Who Will Stand For Such a Time as This? The Question Queen Esther Faced Then and the World Faces Now”

Editor’s Note: Twenty-five centuries is a long time. But some stories refuse to stay in the past. Put these two stories side by side and you’ll see what I mean — because at their core, they are the same story. Just different names. Different faces. Same spirit.

So let’s go back to the beginning.
Most people have heard of Queen Esther, and I’ve always loved this biblical story. Did you know the burial tomb of both Esther and Mordecai still exists today? It’s not only a fascinating detail but also a remarkable historical fact.
But if you’ve never really sat down and read her story, you’re missing one of the most gripping, human, and flat-out courageous accounts in all of Scripture. This wasn’t some powerful woman with an army behind her. Esther was an orphan. A young Jewish girl raised by her cousin Mordecai, living as a foreigner in a land that wasn’t hers, hiding who she really was just to survive. Somehow, against all odds, she became Queen of Persia. And then everything changed.
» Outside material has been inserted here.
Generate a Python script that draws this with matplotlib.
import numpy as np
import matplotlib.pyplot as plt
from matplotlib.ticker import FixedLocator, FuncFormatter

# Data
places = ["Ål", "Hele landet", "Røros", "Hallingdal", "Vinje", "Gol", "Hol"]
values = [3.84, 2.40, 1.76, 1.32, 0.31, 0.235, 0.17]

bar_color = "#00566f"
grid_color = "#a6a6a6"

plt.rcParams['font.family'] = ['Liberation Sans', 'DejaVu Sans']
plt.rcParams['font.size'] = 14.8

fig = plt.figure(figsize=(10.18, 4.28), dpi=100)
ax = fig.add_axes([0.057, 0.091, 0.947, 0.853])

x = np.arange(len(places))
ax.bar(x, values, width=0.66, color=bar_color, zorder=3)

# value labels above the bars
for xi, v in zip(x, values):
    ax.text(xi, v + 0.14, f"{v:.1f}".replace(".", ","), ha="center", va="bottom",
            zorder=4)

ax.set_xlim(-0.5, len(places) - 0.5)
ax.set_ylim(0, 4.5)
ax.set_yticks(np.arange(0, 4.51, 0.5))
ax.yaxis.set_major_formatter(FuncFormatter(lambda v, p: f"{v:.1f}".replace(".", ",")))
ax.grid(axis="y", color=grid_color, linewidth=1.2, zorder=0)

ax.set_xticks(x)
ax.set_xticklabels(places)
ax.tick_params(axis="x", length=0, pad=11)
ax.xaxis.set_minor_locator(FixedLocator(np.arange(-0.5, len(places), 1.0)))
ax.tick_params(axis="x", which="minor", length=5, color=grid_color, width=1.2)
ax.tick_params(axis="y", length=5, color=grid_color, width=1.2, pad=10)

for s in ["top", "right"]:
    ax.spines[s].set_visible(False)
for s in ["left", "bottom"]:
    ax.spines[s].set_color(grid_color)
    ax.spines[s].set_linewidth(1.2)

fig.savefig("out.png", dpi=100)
A man named Haman — powerful, prideful, and consumed with hatred — devised a plan to kill every Jewish person in the Persian Empire. Every man. Every woman. Every child. Mordecai found out and refused to bow to Haman, which made him a marked man. When word reached Esther, she faced the kind of moment most of us will never have to face. She could stay quiet, keep her head down, and protect herself. Or she could walk into the king’s court uninvited — something punishable by death — reveal that she was Jewish, and beg for her people’s lives.
She walked in.
She told the truth. She exposed Haman. And she saved her people. Mordecai’s words to her before she made that decision have never left the human conscience: “Who knows whether you have not come to the kingdom for such a time as this?”
Esther stands as one of God’s most inspiring heroines — not because she was fearless, but because she was afraid and she did it anyway. A woman of faith, courage, and quiet strength who changed the course of history because she refused to stay silent when it mattered most.
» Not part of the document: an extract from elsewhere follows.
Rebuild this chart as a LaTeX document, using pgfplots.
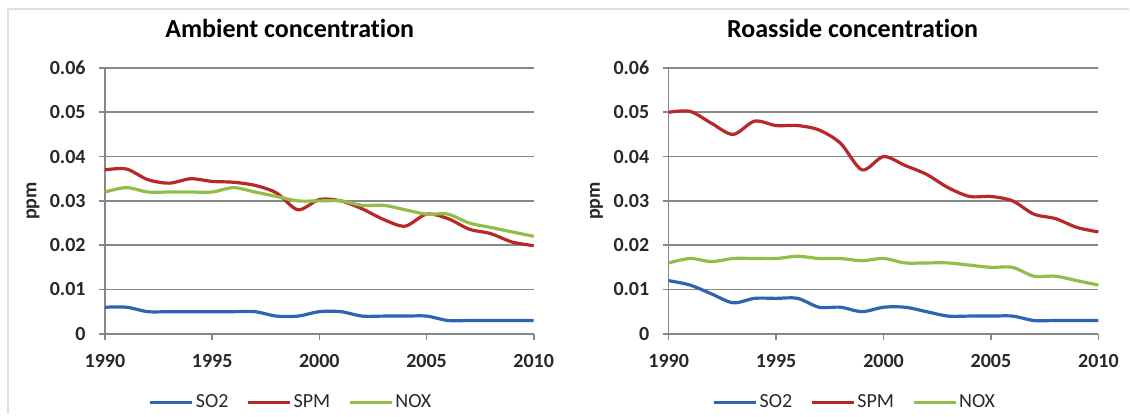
\documentclass[border=0pt]{standalone}
\usepackage{pgfplots}
\pgfplotsset{compat=1.18}
\usepackage{fontspec}
\setmainfont{Carlito}[Ligatures=CommonOff]
\definecolor{cso}{RGB}{47,100,178}
\definecolor{cspm}{RGB}{185,40,40}
\definecolor{cnox}{RGB}{146,190,72}
\definecolor{gridc}{RGB}{135,135,135}
\definecolor{tickc}{RGB}{40,40,40}

\pgfplotsset{
  myax/.style={
    scale only axis, height=133pt,
    xmin=1990, xmax=2010, ymin=0, ymax=0.06, clip=false,
    axis lines*=left,
    axis line style={draw=gridc, line width=0.8pt},
    ymajorgrids, grid style={draw=gridc, line width=0.8pt},
    tick align=outside, major tick length=3pt,
    tick style={draw=gridc, line width=0.8pt},
    xtick={1990,1995,2000,2005,2010},
    xticklabels={1990,1995,2000,2005,2010},
    ytick={0,0.01,0.02,0.03,0.04,0.05,0.06},
    yticklabels={0,0.01,0.02,0.03,0.04,0.05,0.06},
    scaled y ticks=false,
    /pgf/number format/assume math mode=true,
    yticklabel style={font=\bfseries\fontsize{10}{12}\selectfont, text=tickc, inner sep=0pt, anchor=east, xshift=-6.5pt},
    xticklabel style={font=\bfseries\fontsize{10}{12}\selectfont, text=tickc, inner sep=0pt, anchor=north, yshift=-7pt},
    ylabel={ppm},
    ylabel style={at={(axis description cs:-0.168,0.5)}, anchor=center, font=\bfseries\fontsize{10}{12}\selectfont, text=tickc},
    legend columns=3,
    legend style={draw=none, fill=none, font=\fontsize{10}{12}\selectfont, text=tickc,
      anchor=center, nodes={inner sep=1pt},
      /tikz/every even column/.append style={column sep=8pt}},
    legend image code/.code={\draw[#1] (0pt,0pt) -- (21pt,0pt);},
    every axis plot/.append style={line width=1.6pt, smooth, tension=0.5, no markers},
  }
}

\pgfplotstableread{
year so2 spm nox
1990 0.006 0.0370 0.032
1991 0.006 0.0372 0.033
1992 0.005 0.0348 0.032
1993 0.005 0.0340 0.032
1994 0.005 0.0350 0.032
1995 0.005 0.0344 0.032
1996 0.005 0.0342 0.033
1997 0.005 0.0335 0.032
1998 0.004 0.0318 0.031
1999 0.004 0.0280 0.030
2000 0.005 0.0303 0.030
2001 0.005 0.0300 0.030
2002 0.004 0.0282 0.029
2003 0.004 0.0258 0.029
2004 0.004 0.0243 0.028
2005 0.004 0.0270 0.027
2006 0.003 0.0260 0.027
2007 0.003 0.0236 0.025
2008 0.003 0.0226 0.024
2009 0.003 0.0207 0.023
2010 0.003 0.0199 0.022
}\ambient

\pgfplotstableread{
year so2 spm nox
1990 0.012 0.0500 0.0160
1991 0.011 0.0502 0.0170
1992 0.009 0.0475 0.0163
1993 0.007 0.0450 0.0170
1994 0.008 0.0480 0.0170
1995 0.008 0.0470 0.0170
1996 0.008 0.0470 0.0175
1997 0.006 0.0460 0.0170
1998 0.006 0.0430 0.0170
1999 0.005 0.0370 0.0165
2000 0.006 0.0400 0.0170
2001 0.006 0.0380 0.0160
2002 0.005 0.0360 0.0160
2003 0.004 0.0330 0.0160
2004 0.004 0.0310 0.0155
2005 0.004 0.0310 0.0150
2006 0.004 0.0300 0.0150
2007 0.003 0.0270 0.0130
2008 0.003 0.0260 0.0130
2009 0.003 0.0240 0.0120
2010 0.003 0.0230 0.0110
}\roadside

\begin{document}
\begin{tikzpicture}
\path (0pt,0pt) rectangle (565pt,207pt);
\draw[black!12, line width=0.6pt] (4pt,0pt) -- (4pt,202.5pt) -- (565pt,202.5pt);

\begin{axis}[myax, width=214.5pt, at={(52.5pt,40pt)}, anchor=south west,
  title={Ambient concentration},
  title style={at={(axis description cs:0.431,1.105)}, anchor=center, font=\bfseries\fontsize{13}{15}\selectfont},
  legend style={at={(axis description cs:0.434,-0.259)}}]
\addplot[cso] table[x=year,y=so2]{\ambient};
\addlegendentry{SO2}
\addplot[cspm] table[x=year,y=spm]{\ambient};
\addlegendentry{SPM}
\addplot[cnox] table[x=year,y=nox]{\ambient};
\addlegendentry{NOX}
\end{axis}

\begin{axis}[myax, width=215pt, at={(334.5pt,40pt)}, anchor=south west,
  title={Roasside concentration},
  title style={at={(axis description cs:0.428,1.105)}, anchor=center, font=\bfseries\fontsize{13}{15}\selectfont},
  legend style={at={(axis description cs:0.433,-0.259)}}]
\addplot[cso] table[x=year,y=so2]{\roadside};
\addlegendentry{SO2}
\addplot[cspm] table[x=year,y=spm]{\roadside};
\addlegendentry{SPM}
\addplot[cnox] table[x=year,y=nox]{\roadside};
\addlegendentry{NOX}
\end{axis}
\end{tikzpicture}
\end{document}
Now set that Bible down and look at what’s happening in the world today.
The Jewish people have been persecuted for a very, very long time. This is not ancient history that we can neatly file away and forget. For centuries, Jewish communities were blamed for everything wrong in society, forced out of their homes and countries, and massacred in violent pogroms that most history books barely mention. And then came the Holocaust — six million Jewish men, women, and children murdered in cold blood. Not in the heat of battle. Systematically. Deliberately. Simply because they were Jewish.
The world said never again.
And then October 7th happened.
On that morning in 2023, Hamas terrorists poured across the border into Israel and attacked people in their homes, in their beds, and at an outdoor music festival where young people had gathered just to dance and enjoy life. Around 1,200 people were killed — most of them ordinary civilians. More than 200 were dragged back into Gaza as hostages, including small children and elderly Holocaust survivors who had already lived through one nightmare and were now living through another. Experts called it the single worst day of violence against Jewish people since the Holocaust. And in the days and weeks that followed, some people around the world had the nerve to justify it, explain it away, or flatly deny what the entire world had seen with its own eyes.
If that doesn’t tell you that antisemitism is still alive and still deadly, nothing will.
And then there is Iran.
Iran sits on the exact same land as ancient Persia — the land of Haman. And for decades, the Islamic Republic of Iran has made it crystal clear that it wants Israel gone. Not negotiated with. Not contained. Gone. Iran’s Supreme Leader Ali Khamenei didn’t just allow crowds to chant “Death to America” and death to Israel — he stood up and cheered them on. Openly. Proudly. The same way Haman once walked through the streets of Persia confident that his plan would succeed.
And then yesterday, the news broke.
Ali Khamenei — the man who spent decades calling for the destruction of the Jewish state — was killed, along with roughly 40 other Iranian leaders. The man who cheered those chants will not live to see his plans fulfilled. If you know how the Book of Esther ends, you know that Haman didn’t either. The gallows he built for Mordecai became the gallows he died on. History doesn’t just rhyme. Sometimes it repeats almost word for word.
For Jewish people watching all of this unfold, this doesn’t feel like coincidence. It feels like a story they have read before. Because they have. Every single year at Purim, Jewish families gather and read the Book of Esther out loud — the story of a man who wanted them dead and a young orphan girl who stood up and said no. The story has never ended with Haman winning. Not once in 2,500 years.
And the question that story leaves behind has never gone away either.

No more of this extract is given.